At a rally in Georgia over the weekend, Trump insisted that he could handle losses with grace.

“I have to say, if I lost, I’d be a very gracious loser. If I lost, I would say, ‘I lost,'” Trump told the audience. “And I’d go to Florida and I’d take it easy, and I’d go around, and I’d say, ‘I did a good job.'”

This, of course, is undercut rather dramatically by the fact that he did lose his reelection bid last month and has been far from gracious in response. There’s been no acknowledgment at all of Biden’s success, even in states well outside the margins of victory that he’s been trying to leverage to introduce doubt. It’s just sulking and petulance and a constant elevation of nonsensical allegations that come nowhere near any credible proof of wrongdoing.

It’s impossible to separate Trump’s behavior now from his comments well before the election in which he made clear that this was exactly how he’d respond to a loss. Over and over, Trump claimed that mail-in ballots are rife with fraud — a claim both untrue in the past and in the most recent election — and that the only way he could lose would be if rampant fraud occurred. He lost, so he worked backward to suggest that it had occurred unfairly, in the clumsiest way imaginable.

His comments in Georgia were meant to actually serve as evidence for his obstinance. If Trump would be nothing but gracious should he lose fairly, he must have lost unfairly, right? Which is why stories like the Top Scot award are useful: they give the lie to Trump’s claim of offering dignified responses to failure.

There are plenty of other similar examples, of course.

On the night of the Iowa caucuses in 2016, when Trump was defeated by Sen. Ted Cruz (R-Texas) despite leading in the polls, Trump actually did concede with some modicum of grace. But that changed quickly.

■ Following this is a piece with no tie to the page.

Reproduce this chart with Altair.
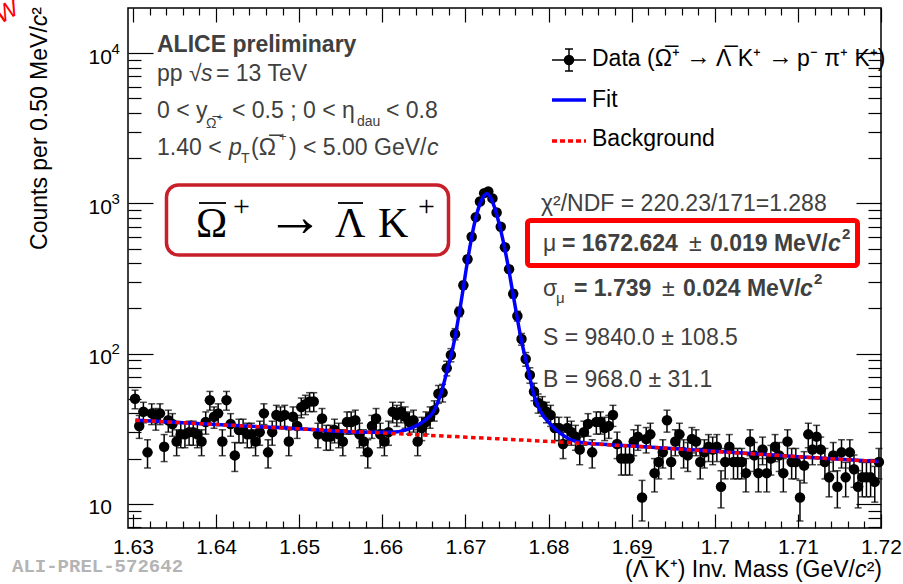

He began demanding that Iowa hold another caucus in what are now familiar terms.

This, like many of his protests about the 2020 contest, was largely an effort to save face. He had the New Hampshire primaries coming up a few days later and his presentation of himself as an unfailing winner was important (at least in his own eyes) to his political value proposition.

That held over the course of the 2016 campaign. After winning the presidency on the strength of his electoral-vote margin in 2016, Trump continued to claim that he’d also won the popular vote, despite losing it by a wide margin. How did that happen? Why, fraud of course: millions of illegal votes cast in California that somehow left behind no evidence at all. He claimed that he lost New Hampshire due to residents of Massachusetts crossing over the border, a claim for which he never offered any evidence, despite an entreaty from the head of the Federal Election Commission to do so.

There was no such evidence, of course. It was always just Trump seeking to soothe his wounded ego and maintain the facade of invincibility, however lazily.

Over the course of the 2020 election, Trump didn’t face any real political contests, thanks in part to the Republican Party smoothing his path to renomination by discouraging opponents and even canceling primaries. The only competitions in which he engaged between his 2016 election and his 2020 defeat were this year’s general election debates.

Polling showed that Trump lost both. Trump claimed he won them — which is what he did with the three debates in 2016 as well, of course.

There are any number of other examples of Trump coming out in the short end of a contest or lawsuit and insisting that he couldn’t have performed any better. Any moments of grace in his life are buried under the tons of pettiness and deceptions that normally accompany those times when he isn’t victorious.

As is often the case, there’s a nice little coda to Trump’s Top Scot frustrations.

In 2019, the Wall Street Journal reported that Trump’s former attorney Michael Cohen had tried before 2016 to rig online polls in favor of Trump. In early 2014, Cohen hired a programmer to try to rig a CNBC poll of top business leaders — exactly what he’d claimed the people of Scotland had done two years prior.

Cohen’s effort didn’t work. Trump’s response was predictable.

Had he lost fairly, of course, he’d have been nothing but gracious.